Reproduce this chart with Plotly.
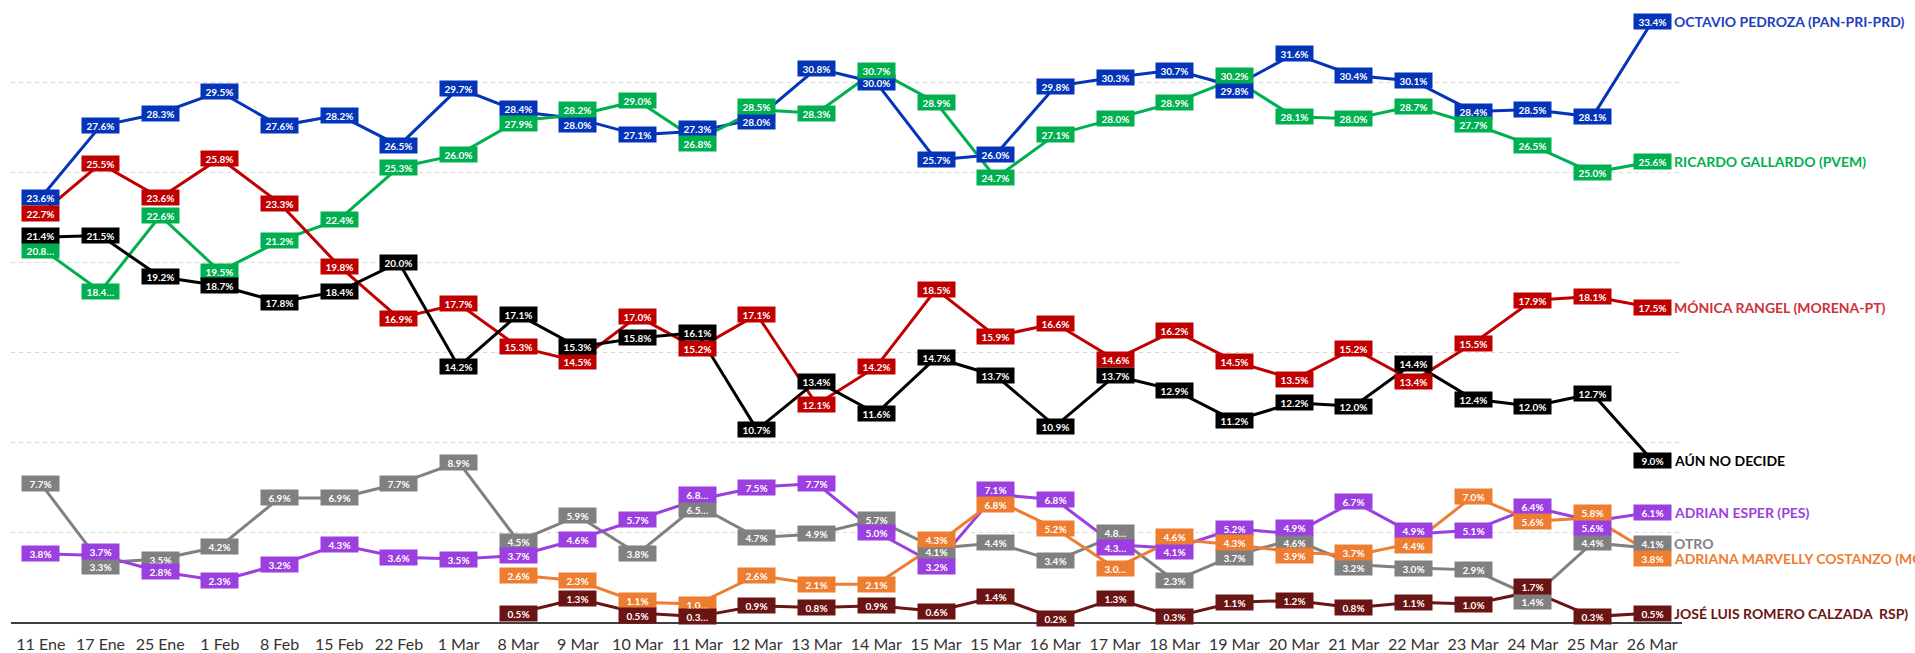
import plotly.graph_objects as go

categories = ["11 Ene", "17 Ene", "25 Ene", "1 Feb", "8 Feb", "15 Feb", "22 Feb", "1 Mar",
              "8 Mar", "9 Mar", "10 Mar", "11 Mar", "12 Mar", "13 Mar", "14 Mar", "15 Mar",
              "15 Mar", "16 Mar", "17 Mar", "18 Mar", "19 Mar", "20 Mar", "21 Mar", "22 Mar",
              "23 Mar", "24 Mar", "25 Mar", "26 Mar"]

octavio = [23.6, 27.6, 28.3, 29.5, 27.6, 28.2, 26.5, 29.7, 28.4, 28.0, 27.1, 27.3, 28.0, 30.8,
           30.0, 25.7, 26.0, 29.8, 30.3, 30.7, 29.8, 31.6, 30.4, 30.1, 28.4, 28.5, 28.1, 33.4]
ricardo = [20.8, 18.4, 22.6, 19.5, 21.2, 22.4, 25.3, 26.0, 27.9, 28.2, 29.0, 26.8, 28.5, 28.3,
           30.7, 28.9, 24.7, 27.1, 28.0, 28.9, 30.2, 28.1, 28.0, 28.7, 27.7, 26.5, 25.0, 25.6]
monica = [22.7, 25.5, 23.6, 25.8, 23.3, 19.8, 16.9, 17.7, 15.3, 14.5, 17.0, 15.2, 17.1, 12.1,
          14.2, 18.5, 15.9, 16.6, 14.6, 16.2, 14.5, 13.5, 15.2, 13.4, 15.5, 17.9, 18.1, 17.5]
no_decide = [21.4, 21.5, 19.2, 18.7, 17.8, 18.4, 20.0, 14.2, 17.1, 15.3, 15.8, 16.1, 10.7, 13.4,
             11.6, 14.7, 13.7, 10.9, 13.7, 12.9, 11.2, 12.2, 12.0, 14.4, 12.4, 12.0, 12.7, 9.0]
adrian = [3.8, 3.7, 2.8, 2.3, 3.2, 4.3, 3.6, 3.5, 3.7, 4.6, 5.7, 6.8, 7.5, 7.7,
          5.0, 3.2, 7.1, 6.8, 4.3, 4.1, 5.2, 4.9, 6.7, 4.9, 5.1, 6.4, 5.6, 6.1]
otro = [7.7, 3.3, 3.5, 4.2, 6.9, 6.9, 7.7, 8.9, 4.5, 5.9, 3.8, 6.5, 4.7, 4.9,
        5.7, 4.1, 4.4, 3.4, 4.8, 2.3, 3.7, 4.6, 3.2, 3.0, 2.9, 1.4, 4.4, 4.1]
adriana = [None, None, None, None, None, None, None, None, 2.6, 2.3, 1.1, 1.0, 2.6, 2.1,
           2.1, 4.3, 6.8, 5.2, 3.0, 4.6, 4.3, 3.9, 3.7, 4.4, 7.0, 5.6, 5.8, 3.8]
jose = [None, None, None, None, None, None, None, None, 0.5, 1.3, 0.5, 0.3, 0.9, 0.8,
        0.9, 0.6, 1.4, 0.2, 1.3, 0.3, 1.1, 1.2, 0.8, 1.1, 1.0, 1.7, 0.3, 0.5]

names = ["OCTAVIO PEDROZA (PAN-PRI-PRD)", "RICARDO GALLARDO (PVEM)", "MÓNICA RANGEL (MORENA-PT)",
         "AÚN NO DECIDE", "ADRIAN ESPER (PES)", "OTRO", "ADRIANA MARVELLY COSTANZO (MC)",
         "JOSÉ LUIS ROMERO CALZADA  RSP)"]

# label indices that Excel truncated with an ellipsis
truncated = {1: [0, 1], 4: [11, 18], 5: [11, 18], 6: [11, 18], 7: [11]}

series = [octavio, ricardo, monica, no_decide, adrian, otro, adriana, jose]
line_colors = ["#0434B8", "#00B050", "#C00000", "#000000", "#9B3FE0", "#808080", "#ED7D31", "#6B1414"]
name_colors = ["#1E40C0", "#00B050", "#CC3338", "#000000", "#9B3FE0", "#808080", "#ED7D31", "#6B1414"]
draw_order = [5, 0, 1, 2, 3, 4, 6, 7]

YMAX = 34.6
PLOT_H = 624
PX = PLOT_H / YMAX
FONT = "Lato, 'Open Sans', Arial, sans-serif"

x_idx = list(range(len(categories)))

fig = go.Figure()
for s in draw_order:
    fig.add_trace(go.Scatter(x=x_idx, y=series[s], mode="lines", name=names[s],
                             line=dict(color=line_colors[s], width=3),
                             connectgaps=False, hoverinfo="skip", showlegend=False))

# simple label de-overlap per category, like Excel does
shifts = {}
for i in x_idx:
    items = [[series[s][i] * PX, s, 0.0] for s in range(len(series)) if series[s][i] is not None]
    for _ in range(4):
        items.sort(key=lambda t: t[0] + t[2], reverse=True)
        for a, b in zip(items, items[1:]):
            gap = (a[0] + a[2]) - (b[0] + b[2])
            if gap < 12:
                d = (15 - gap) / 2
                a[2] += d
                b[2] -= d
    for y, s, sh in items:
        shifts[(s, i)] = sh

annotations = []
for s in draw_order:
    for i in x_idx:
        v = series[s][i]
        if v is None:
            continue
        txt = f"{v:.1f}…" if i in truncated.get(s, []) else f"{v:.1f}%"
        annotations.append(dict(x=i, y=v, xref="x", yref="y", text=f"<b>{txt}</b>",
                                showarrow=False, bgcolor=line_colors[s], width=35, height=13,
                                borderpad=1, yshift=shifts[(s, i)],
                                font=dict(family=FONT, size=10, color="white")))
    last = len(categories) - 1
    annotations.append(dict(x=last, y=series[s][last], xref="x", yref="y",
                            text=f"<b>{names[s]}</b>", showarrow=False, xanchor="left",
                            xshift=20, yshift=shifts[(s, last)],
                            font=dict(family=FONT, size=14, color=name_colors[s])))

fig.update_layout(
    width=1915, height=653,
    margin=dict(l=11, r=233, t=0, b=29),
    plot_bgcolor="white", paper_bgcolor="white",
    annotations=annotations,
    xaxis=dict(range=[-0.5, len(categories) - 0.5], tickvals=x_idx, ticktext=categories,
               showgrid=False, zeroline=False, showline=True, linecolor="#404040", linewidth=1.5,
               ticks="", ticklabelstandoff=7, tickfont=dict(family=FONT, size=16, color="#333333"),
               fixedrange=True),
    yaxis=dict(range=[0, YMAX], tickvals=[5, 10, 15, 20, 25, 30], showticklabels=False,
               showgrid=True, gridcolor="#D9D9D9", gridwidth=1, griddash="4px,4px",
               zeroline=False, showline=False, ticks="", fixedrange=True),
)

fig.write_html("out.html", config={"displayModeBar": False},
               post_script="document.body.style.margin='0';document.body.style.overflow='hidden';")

▶ [Your instructions] Copy each line above that contains the word "with".

▶ [Reply]
Reproduce this chart with Plotly.
# label indices that Excel truncated with an ellipsis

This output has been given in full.